The First Nation communities are committed to their shared responsibility to sustainably manage polar bear populations. As a result of this successful cooperation, sound scientific, harvest and trade data is available to inform CITES and other important management decisions. This shared responsibility has resulted in a long-term commitment to sustainably manage the Polar Bear. The involvement and active participation of local communities in Polar bear management has generated significant value and a strong desire to not only maintain but increase polar bear populations where prudent. It is this approach that supports a model of wildlife conservation that creates significant societal value for the polar bear. That value leads to long-term sustainability of polar bear and other wildlife populations as well as social and cultural livelihoods by which they mutually depend.

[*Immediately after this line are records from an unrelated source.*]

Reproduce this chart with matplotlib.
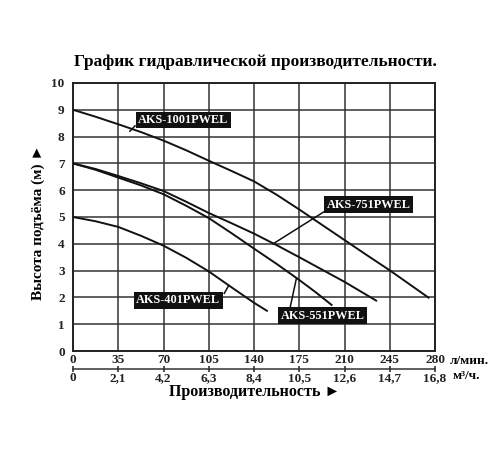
import matplotlib
matplotlib.use('Agg')
import matplotlib.pyplot as plt

plt.rcParams['font.family'] = ['Liberation Serif', 'DejaVu Serif']
plt.rcParams['font.weight'] = 'bold'

# расход, л/мин и напор, м
q_1001 = [0, 17.5, 35, 52.5, 70, 87.5, 105, 122.5, 140, 157.5, 175, 192.5, 210, 227.5, 245, 260, 275]
h_1001 = [9, 8.74, 8.46, 8.17, 7.85, 7.49, 7.1, 6.72, 6.33, 5.83, 5.28, 4.71, 4.14, 3.57, 3.01, 2.5, 1.99]
q_751 = [0, 17.5, 35, 52.5, 70, 87.5, 105, 122.5, 140, 157.5, 175, 192.5, 210, 234.5]
h_751 = [7, 6.79, 6.53, 6.26, 5.97, 5.57, 5.15, 4.77, 4.38, 3.95, 3.5, 3.04, 2.58, 1.88]
q_551 = [0, 17.5, 35, 52.5, 70, 87.5, 105, 122.5, 140, 157.5, 175, 187.5, 200]
h_551 = [7, 6.76, 6.47, 6.18, 5.85, 5.42, 4.96, 4.4, 3.82, 3.25, 2.65, 2.2, 1.72]
q_401 = [0, 17.5, 35, 52.5, 70, 87.5, 105, 122.5, 140, 150]
h_401 = [5, 4.84, 4.63, 4.3, 3.93, 3.48, 2.97, 2.38, 1.8, 1.5]

flow_ticks = [0, 35, 70, 105, 140, 175, 210, 245, 280]
m3_ticks = [0, 2.1, 4.2, 6.3, 8.4, 10.5, 12.6, 14.7, 16.8]
head_ticks = list(range(0, 11))

fig = plt.figure(figsize=(5, 4.5), dpi=100)
ax = fig.add_axes([0.146, 0.22, 0.724, 0.5956])

for q, h in [(q_1001, h_1001), (q_751, h_751), (q_551, h_551), (q_401, h_401)]:
    ax.plot(q, h, color='#111111', lw=1.4, zorder=3)

ax.set_xlim(0, 280)
ax.set_ylim(0, 10)
ax.set_xticks(flow_ticks)
ax.set_yticks(head_ticks)
ax.set_xticklabels([str(t) for t in flow_ticks], fontsize=9.5, fontweight='bold')
ax.set_yticklabels([str(t) for t in head_ticks], fontsize=9.5, fontweight='bold')
ax.tick_params(axis='both', length=0, colors='#222222')
ax.tick_params(axis='x', pad=2)
ax.tick_params(axis='y', pad=6)
ax.grid(True, color='#333333', lw=1.1)
for s in ax.spines.values():
    s.set_color('#222222')
    s.set_linewidth(1.4)

# вторая шкала в м³/ч
sec = ax.secondary_xaxis(-0.067, functions=(lambda x: x * 0.06, lambda x: x / 0.06))
sec.set_xticks(m3_ticks)
sec.set_xticklabels([str(t).replace('.', ',') if t else '0' for t in m3_ticks],
                    fontsize=9.5, fontweight='bold')
sec.tick_params(direction='inout', length=5, width=1.1, pad=0, colors='#222222')
sec.spines['bottom'].set_linewidth(1.1)
sec.spines['bottom'].set_color('#333333')

ax.text(1.04, -0.037, 'л/мин.', transform=ax.transAxes, fontsize=9.5,
        fontweight='bold', ha='left', va='center', clip_on=False)
ax.text(1.05, -0.095, 'м³/ч.', transform=ax.transAxes, fontsize=9.5,
        fontweight='bold', ha='left', va='center', clip_on=False)

box = dict(boxstyle='square,pad=0.2', fc='#111111', ec='none')
labels = [
    ('AKS-1001PWEL', (85.4, 8.62), (48, 8.4), (44, 8.2)),
    ('AKS-751PWEL', (228.7, 5.45), (194, 5.19), (154.8, 4.0)),
    ('AKS-551PWEL', (193, 1.31), (167.7, 1.57), (172.9, 2.73)),
    ('AKS-401PWEL', (81.5, 1.9), (117, 2.15), (120.5, 2.45)),
]
for name, c, p0, p1 in labels:
    ax.plot([p0[0], p1[0]], [p0[1], p1[1]], color='#111111', lw=1.1, zorder=4)
    ax.text(c[0], c[1], name, color='white', fontsize=8.8, fontweight='bold',
            ha='center', va='center', bbox=box, zorder=5)

fig.text(0.51, 0.862, 'График гидравлической производительности.',
         fontsize=12.5, fontweight='bold', ha='center', va='center')
fig.text(0.076, 0.507, 'Высота подъёма (м) ►', rotation=90,
         fontsize=11, fontweight='bold', ha='center', va='center')
fig.text(0.51, 0.129, 'Производительность ►',
         fontsize=11.5, fontweight='bold', ha='center', va='center')

fig.savefig('out.png', dpi=100)
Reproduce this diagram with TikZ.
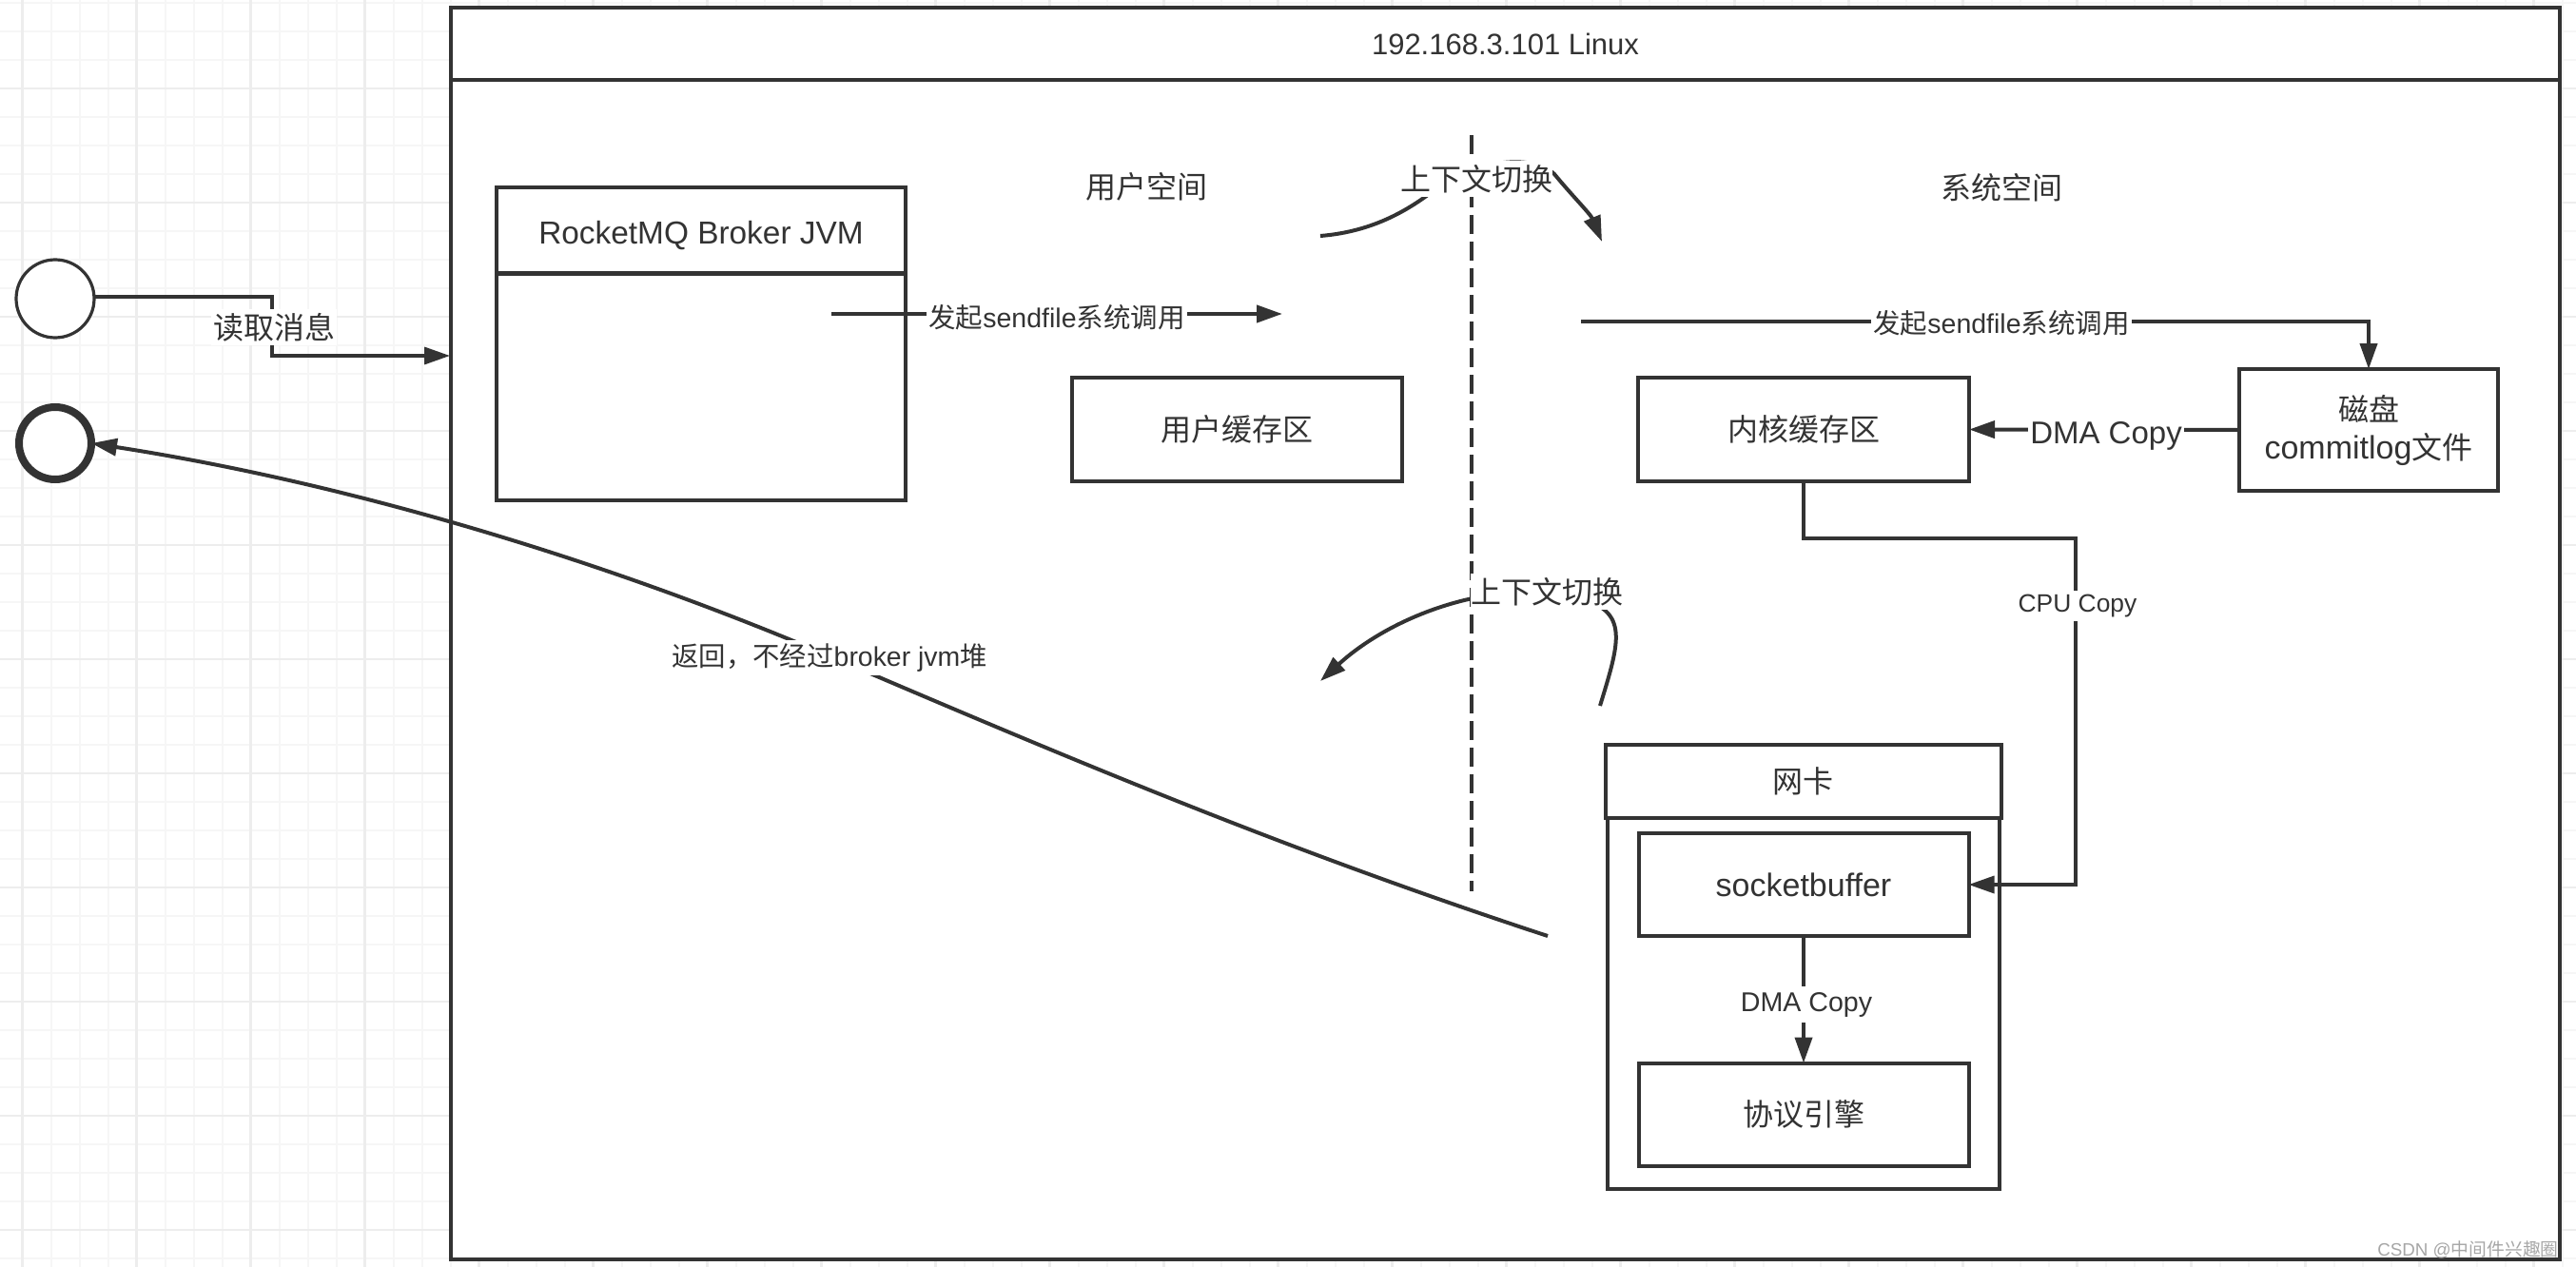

It is this approach to conservation that CITES was founded upon and has been successfully working under for the past 40 years. It is the integrity of the CITES process that is endangered if this proposal is accepted.
Madame Chair, the consequences of accepting this proposal are far more reaching than that of the polar bear. The real tragedy will be realized by those of us who promote the founding principles of CITES and are committed to the long-term conservation and sustainable use of our natural resources. Thank you, Madame Chair.